Our Sister Facilities
LIGO may be the biggest gravitational wave observatory on Earth, but it is not the only one. Since the best way to learn about gravitational waves and their sources is by having many detectors observing simultaneously, LIGO and other observatories plan to share their data. At present, three other gravitational wave observatories are in operation or under construction in other parts of the world. These are LIGO's sister facilities.
Located outside of Pisa, Italy, Virgo is gravitational wave interferometer with arms 3 km long (LIGO's are 4 km long). Virgo is funded by the European Gravitational Observatory (EGO), a collaboration of the Italian and French governments. In 2017, after completing a significant upgrade to improve its sensitivity, Virgo joined LIGO near the tail end of LIGO's second observing run, marking the first time that three comparable gravitational wave detectors were operating in unison. Within three weeks of Virgo joining the search, they were instrumental in helping to localize the source of the first gravitational waves detected from merging neutron stars. That historic event was subsequently observed by at least one-third of the world's professional astronomers. Virgo continues to observe alongside LIGO in current observing runs.
GEO600 is a 0.6 km (600 m) interferometer located near Hannover, Germany, funded by both the German and British governments. This working gravitational wave detector also serves as a test site to develop advanced interferometer and optical suspension systems for use in future detectors. An agreement between the GEO collaboration and the LIGO Scientific Collaboration ensures the joint analysis of data, and makes all members of the GEO collaboration members of the LIGO Scientific Collaboration (LSC).

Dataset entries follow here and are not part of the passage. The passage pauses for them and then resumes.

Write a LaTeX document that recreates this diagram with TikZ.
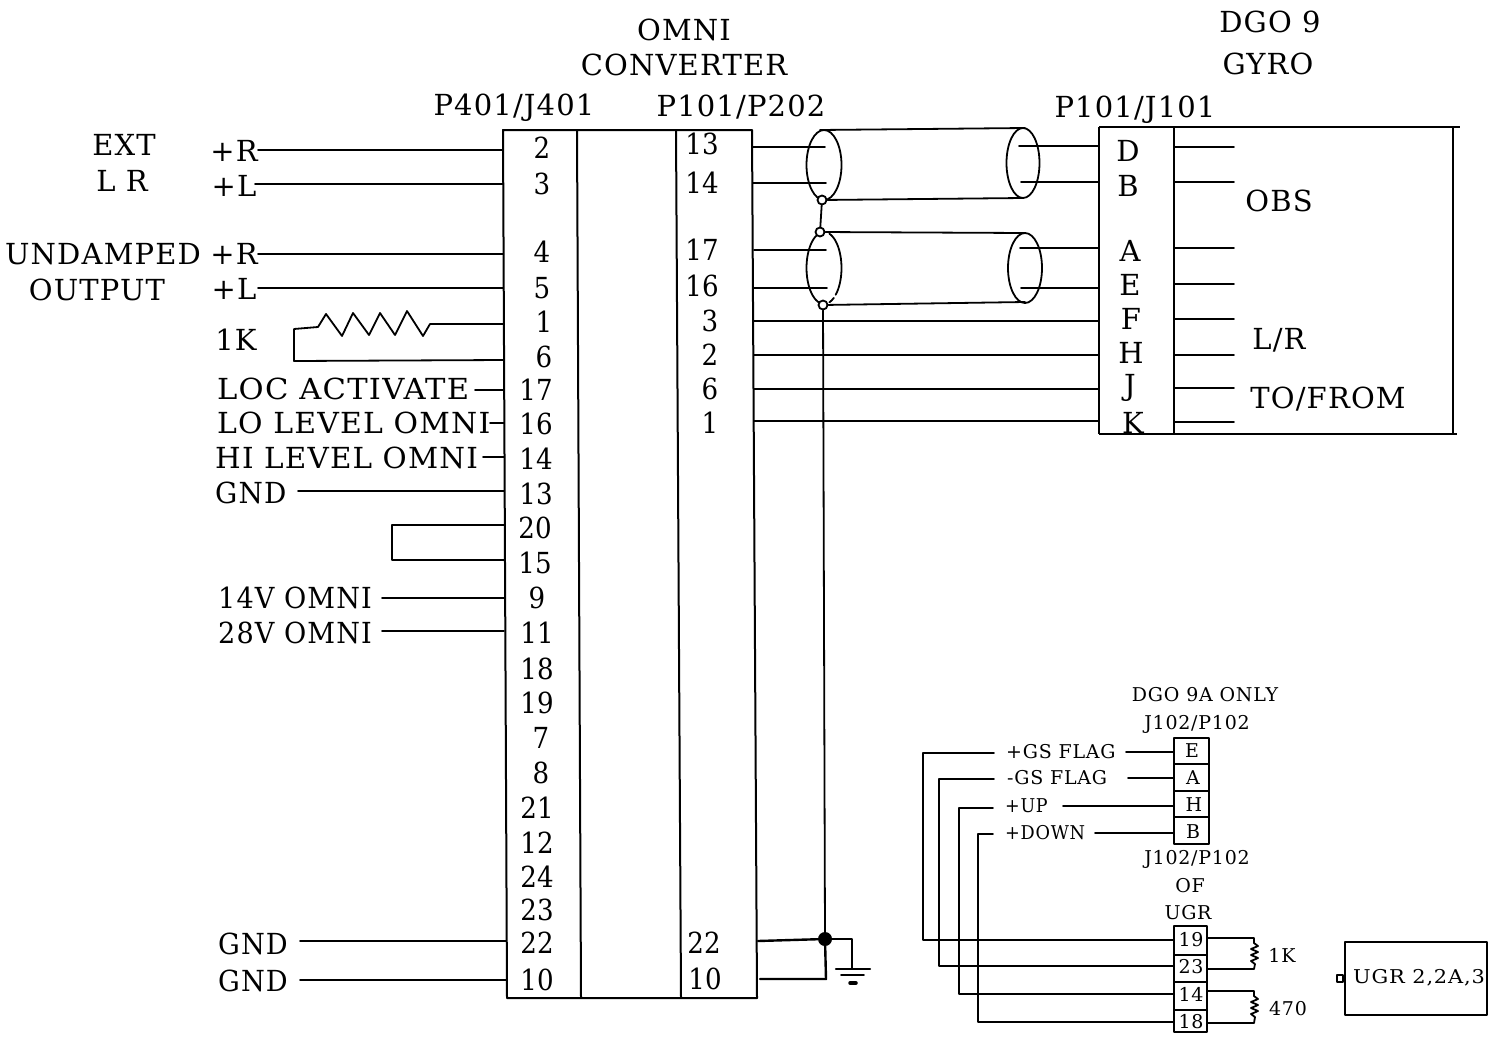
\documentclass[tikz,border=0pt]{standalone}
\usepackage{graphicx}
\usepackage{fontspec}
\setmainfont[LetterSpace=4]{DejaVu Serif}
\newfontfamily\digfont{DejaVu Serif}
\tikzset{
  wire/.style={line width=1.8pt,line join=round,line cap=round},
  box/.style={line width=2pt,line join=round},
  lab/.style={inner sep=0pt,font=\fontsize{29}{29}\selectfont},
  pinlab/.style={inner sep=0pt,font=\digfont\fontsize{29}{29}\selectfont},
  ll/.style={lab,anchor=west},
  sm/.style={inner sep=0pt,font=\fontsize{19}{19}\selectfont},
  term/.style={circle,draw,line width=1.8pt,minimum size=9pt,inner sep=0pt},
  dotn/.style={circle,fill,minimum size=14pt,inner sep=0pt}
}
\begin{document}
\begin{tikzpicture}[x=1pt,y=-1pt]
\useasboundingbox (0,0) rectangle (1501,1036);
\fill[white] (0,0) rectangle (1501,1036);
% titles
\foreach \n/\x/\y/\t in {a/684/30/OMNI,b/684/65/CONVERTER,c/1270/22/DGO 9,d/1268/64/GYRO,e/514/108/{P401/J401},f/741/107/{P101/P202},g/1135/110/{P101/J101},
 h/124/145/EXT,i/122/181/L R,j/103/254/UNDAMPED,k/97/290/OUTPUT,l/234/151/+R,m/234/186/+L,n/234/254/+R,o/234/289/+L,p/236/340/1K,
 q/1279/201/OBS,r/1279/340/{L/R},s/1328/399/{TO/FROM}}
  {\node[lab] (t\n) at (\x,\y) {\t};}
\foreach \n/\x/\y/\s/\t in {a/217/389/1.055/LOC ACTIVATE,b/217/423/1.03/LO LEVEL OMNI,c/215/458/1.015/HI LEVEL OMNI,d/215/493/.96/GND,e/218/598/.935/14V OMNI,f/218/633/.935/28V OMNI,g/218/944/.94/GND,h/218/981/.94/GND}
  {\node[ll] (u\n) at (\x,\y) {\scalebox{\s}[1]{\t}};}
% main block
\draw[box] (503,130) -- (752,130) -- (757,998) -- (507,998) -- cycle;
\draw[box] (577,130) -- (581,998);
\draw[box] (676,130) -- (681,998);
\foreach \n/\x/\y in {2/542/148,3/542/184,4/542/252,5/542/288,1/544/322,6/544/357,17/536/390,16/536/424,14/536/459,13/536/494,20/535/528,15/535/563,9/537/598,11/537/633,18/537/669,19/537/703,7/541/738,8/541/773,21/537/808,12/537/843,24/537/877,23/537/910,22/537/943,10/537/980}
  {\node[pinlab] (L\n) at (\x,\y) {\scalebox{.9}[1]{\n}};}
\foreach \n/\x/\y in {13/702/144,14/702/183,17/702/250,16/702/286,3/710/321,2/710/355,6/710/389,1/710/423,22/704/943,10/705/979}
  {\node[pinlab] (R\n) at (\x,\y) {\scalebox{.9}[1]{\n}};}
% left wires
\foreach \n/\a/\b/\y in {a/258/503/150,b/255/503/184,c/258/503/254,d/258/503/288,e/475/504/390,f/490/504/423,g/483/504/457,h/298/504/491,i/382/504/598,j/382/504/631,k/300/506/941,l/300/506/980}
  {\coordinate (wa\n) at (\a,\y); \coordinate (wb\n) at (\b,\y); \draw[wire] (wa\n) -- (wb\n);}
% 1K resistor
\coordinate (r1) at (504,324); \coordinate (r6) at (504,360);
\draw[wire] (r1) -- (430,324) -- (423,336) -- (407,311) -- (395,335) -- (380,313) -- (369,335) -- (353,313) -- (342,336) -- (326,314) -- (318,327) -- (294,329) -- (294,361) -- (r6);
% loop
\coordinate (p20) at (504,525); \coordinate (p15) at (504,560);
\draw[wire] (p20) -- (392,525) -- (392,560) -- (p15);
% connector P101/J101
\draw[box] (1099,127) -- (1460,127);
\draw[box] (1453,127) -- (1453,434);
\draw[box] (1099,434) -- (1457,434);
\draw[box] (1099,127) -- (1099,434);
\draw[box] (1174,127) -- (1174,434);
\foreach \n/\x/\y in {D/1128/151,B/1128/186,A/1130/251,E/1130/285,F/1131/319,H/1131/353,J/1130/388,K/1133/423}
  {\node[lab] (C\n) at (\x,\y) {\n};}
\foreach \n/\y in {a/147,b/182,c/248,d/284,e/319,f/355,g/388,h/422}
  {\coordinate (ga\n) at (1175,\y); \coordinate (gb\n) at (1234,\y); \draw[wire] (ga\n) -- (gb\n);}
% straight wires to gyro
\foreach \n/\y in {a/321,b/355,c/389,d/421}
  {\coordinate (sa\n) at (754,\y); \coordinate (sb\n) at (1099,\y); \draw[wire] (sa\n) -- (sb\n);}
% shielded wires
\foreach \n/\a/\b/\y in {a/753/825/147,b/753/826/183,c/754/826/250,d/754/827/288,e/1019/1098/146,f/1021/1098/182,g/1020/1098/248,h/1021/1098/288}
  {\coordinate (xa\n) at (\a,\y); \coordinate (xb\n) at (\b,\y); \draw[wire] (xa\n) -- (xb\n);}
\draw[wire] (824,165) ellipse [x radius=17.5,y radius=35];
\draw[wire] (1023,163) ellipse [x radius=16.5,y radius=35];
\draw[wire] (1025,268) ellipse [x radius=17,y radius=35];
\draw[wire,samples=24,domain=-72:48] plot ({824+17.5*cos(\x)},{268+36*sin(\x)});
\draw[wire,samples=24,domain=56:72] plot ({824+17.5*cos(\x)},{268+36*sin(\x)});
\draw[wire,samples=24,domain=105:245] plot ({824+17.5*cos(\x)},{268+36*sin(\x)});
\node[term,fill=white] (s1) at (822,200) {};
\node[term,fill=white] (s2) at (820,232) {};
\node[term,fill=white] (s3) at (823,305) {};
\coordinate (s1e) at (1023,198); \coordinate (s2e) at (1025,233); \coordinate (s3e) at (1025,302); \coordinate (s0a) at (820,130); \coordinate (s0e) at (1025,128);
\draw[wire] (s0a) -- (s0e);
\draw[wire] (s1) -- (s1e);
\draw[wire] (s2) -- (s2e);
\draw[wire] (s3) -- (s3e);
\draw[wire] (s1) -- (s2);
% ground
\node[dotn] (jn) at (825,939) {};
\coordinate (o22) at (758,941); \coordinate (o10) at (760,979); \coordinate (gt) at (852,968);
\draw[wire] (s3) -- (jn);
\draw[wire,line width=2.4pt] (o22) -- (jn);
\draw[wire] (jn) -| (gt);
\draw[wire,line width=2.4pt] (o10) -- (826,979) -- (jn);
\draw[wire,line width=2.4pt] (836,969) -- (870,969);
\draw[wire] (841,975) -- (864,975);
\draw[wire,line width=3.5pt] (850,983) -- (856,983);
% lower right labels
\foreach \n/\x/\y/\t in {a/1205/695/DGO 9A ONLY,b/1197/724/{J102/P102},c/1197/859/{J102/P102},d/1190/886/OF,e/1188/913/UGR,f/1282/955/1K,g/1288/1009/470}
  {\node[sm] (v\n) at (\x,\y) {\t};}
\node[sm] (vh) at (1419,978) {\scalebox{1.1}[1]{UGR 2,2A,3}};
\node[sm,anchor=west] (ga) at (1006,752) {+GS FLAG};
\node[sm,anchor=west] (gb) at (1007,778) {-GS FLAG};
\node[sm,anchor=west] (gc) at (1005,806) {\scalebox{.92}[1]{+UP}};
\node[sm,anchor=west] (gd) at (1005,833) {\scalebox{.93}[1]{+DOWN}};
% upper pin stack
\draw[box] (1174,738) rectangle (1209,844);
\draw[box] (1174,764) -- (1209,764);
\draw[box] (1174,791) -- (1209,791);
\draw[box] (1174,817) -- (1209,817);
\node[sm] (pE) at (1192,751) {E};
\node[sm] (pA) at (1193,778) {A};
\node[sm] (pH) at (1194,805) {H};
\node[sm] (pB) at (1193,832) {B};
% lower pin stack
\draw[box] (1174,1032) -- (1174,926) -- (1207,926) -- (1207,1032) -- cycle;
\draw[box] (1174,955) -- (1207,955);
\draw[box] (1174,982) -- (1207,982);
\draw[box] (1174,1010) -- (1207,1010);
\node[sm] (p19) at (1191,940) {19};
\node[sm] (p23) at (1191,967) {23};
\node[sm] (p14) at (1191,994) {14};
\node[sm] (p18) at (1191,1022) {18};
% routed wires
\foreach \n/\a/\y in {a/1126/752,b/1128/778,c/1063/806,d/1095/833}
  {\coordinate (ya\n) at (\a,\y); \coordinate (yb\n) at (1174,\y); \draw[wire] (ya\n) -- (yb\n);}
\foreach \n/\e/\x/\y/\z in {a/994/923/753/940,b/994/939/779/966,c/993/959/808/994,d/993/978/834/1022}
  {\coordinate (za\n) at (\e,\y); \coordinate (zb\n) at (1174,\z); \draw[wire] (za\n) -- (\x,\y) -- (\x,\z) -- (zb\n);}
% small resistors
\coordinate (q19) at (1208,938); \coordinate (q23) at (1208,969); \coordinate (q14) at (1208,991); \coordinate (q18) at (1208,1023);
\draw[wire] (q19) -- (1254,938) -- (1254,943) -- (1258,946) -- (1251,949) -- (1258,952) -- (1251,955) -- (1258,958) -- (1251,961) -- (1255,964) -- (1254,969) -- (q23);
\draw[wire] (q14) -- (1254,991) -- (1254,996) -- (1258,999) -- (1251,1002) -- (1258,1005) -- (1251,1008) -- (1258,1011) -- (1251,1014) -- (1255,1017) -- (1254,1023) -- (q18);
% UGR box
\draw[box] (1345,942) -- (1487,942) -- (1487,1015) -- (1345,1015) -- cycle;
\draw[wire] (1337,975) rectangle (1343,982);
\end{tikzpicture}
\end{document}
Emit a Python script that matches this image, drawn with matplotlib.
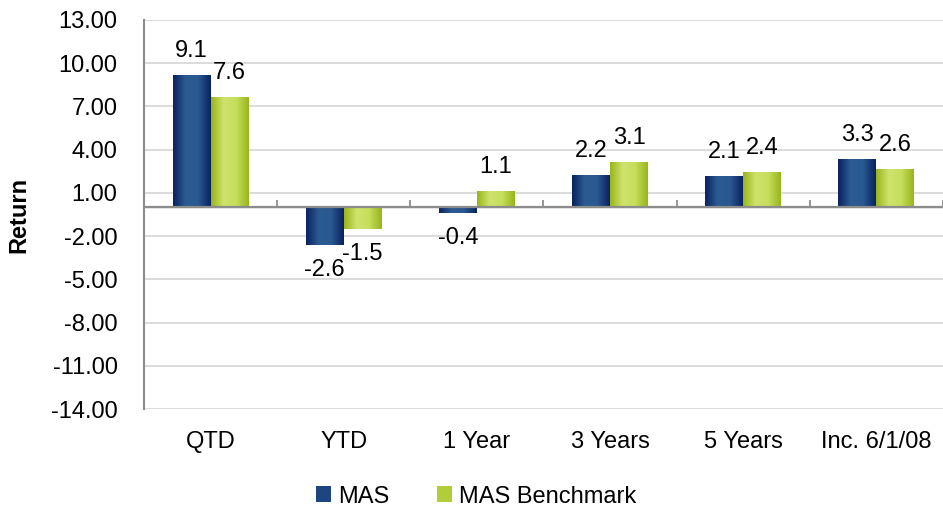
import numpy as np
import matplotlib
matplotlib.use('Agg')
import matplotlib.pyplot as plt
from matplotlib.colors import LinearSegmentedColormap
from matplotlib.patches import Patch

plt.rcParams['font.family'] = ['Liberation Sans', 'DejaVu Sans']

categories = ['QTD', 'YTD', '1 Year', '3 Years', '5 Years', 'Inc. 6/1/08']
mas = [9.1, -2.6, -0.4, 2.2, 2.1, 3.3]
benchmark = [7.6, -1.5, 1.1, 3.1, 2.4, 2.6]
series_names = ['MAS', 'MAS Benchmark']
y_ticks = [13, 10, 7, 4, 1, -2, -5, -8, -11, -14]

# horizontal shading across each bar: dark edges, lighter middle
navy = LinearSegmentedColormap.from_list('navy', ['#0a2360', '#2c5b92', '#2a5890', '#0a2360'])
lime = LinearSegmentedColormap.from_list('lime', ['#98b61c', '#cfe36c', '#c6de5c', '#98b61c'])
grad = np.linspace(0, 1, 64).reshape(1, -1)

fig = plt.figure(figsize=(9.43, 5.11), dpi=100)
ax = fig.add_axes([0.1527, 0.1996, 0.8473, 0.7613])

x = np.arange(len(categories))
width = 0.285
ymin, ymax = -14, 13

bars_a = ax.bar(x - width / 2, mas, width, color='none', linewidth=0, zorder=3)
bars_b = ax.bar(x + width / 2, benchmark, width, color='none', linewidth=0, zorder=3)

for bars, cmap in ((bars_a, navy), (bars_b, lime)):
    for p in bars.patches:
        x0, y0 = p.get_x(), p.get_y()
        ax.imshow(grad, cmap=cmap, aspect='auto', zorder=3,
                  extent=(x0, x0 + p.get_width(), y0, y0 + p.get_height()))

# value labels: above positive bars, below negative ones
for bars, vals in ((bars_a, mas), (bars_b, benchmark)):
    for p, v in zip(bars.patches, vals):
        cx = p.get_x() + p.get_width() / 2
        if v >= 0:
            ax.annotate(f'{v:.1f}', (cx, v), xytext=(0, 10), textcoords='offset points',
                        ha='center', va='bottom', fontsize=17, zorder=5)
        else:
            ax.annotate(f'{v:.1f}', (cx, v), xytext=(0, -10), textcoords='offset points',
                        ha='center', va='top', fontsize=17, zorder=5)

ax.set_xlim(-0.5, len(categories) - 0.5)
ax.set_ylim(ymin, ymax)
ax.set_yticks(y_ticks)
ax.set_yticklabels([f'{t:.2f}' for t in y_ticks], fontsize=17)
ax.tick_params(axis='y', length=0, pad=19)
ax.set_xticks(x)
ax.set_xticklabels(categories, fontsize=17)
ax.tick_params(axis='x', length=0, pad=16)
ax.yaxis.grid(True, color='#d9d9d9', linewidth=1.3, zorder=0)
ax.set_axisbelow(True)

for side in ('top', 'right', 'bottom'):
    ax.spines[side].set_visible(False)
ax.spines['left'].set_color('#8c8c8c')
ax.spines['left'].set_linewidth(1.5)

# zero line with category separator ticks
ax.axhline(0, color='#8c8c8c', linewidth=1.6, zorder=4)
zero_axis = ax.secondary_xaxis((0 - ymin) / (ymax - ymin))
zero_axis.spines['bottom'].set_visible(False)
zero_axis.set_xticks(np.arange(len(categories) + 1) - 0.5)
zero_axis.set_xticklabels([])
zero_axis.tick_params(axis='x', length=5, width=1.3, color='#8c8c8c', direction='out')

ax.set_ylabel('Return', fontsize=17, fontweight='bold')
ax.yaxis.set_label_coords(-0.142, 0.5)

handles = [Patch(facecolor='#1d4680', edgecolor='none'),
           Patch(facecolor='#b2cd3a', edgecolor='none')]
fig.legend(handles, series_names, loc='lower center', bbox_to_anchor=(0.505, -0.035),
           ncol=2, frameon=False, fontsize=17, handlelength=0.65, handleheight=0.65,
           handletextpad=0.3, columnspacing=2.0)

fig.savefig('out.png', dpi=100)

Japan is currently building a 3 km interferometer inside of the Kamioka mine (also home to the Super Kamiokande neutrino detector). Being underground, the detector will be exposed to much less seismic vibration than surface instruments like LIGO, Virgo and GEO600. KAGRA will also use cryogenic systems, meaning that the optics will be cooled to such a degree that molecular vibrations within the material itself will be brought almost to a stop (the key to detecting gravitational waves is to isolate the detector from any and all Earthly vibrations that might mimic or mask a gravitational wave vibration; that includes vibrating molecules in mirrors and their coatings). Full-scale operation of this observatory is expected to commence in 2020.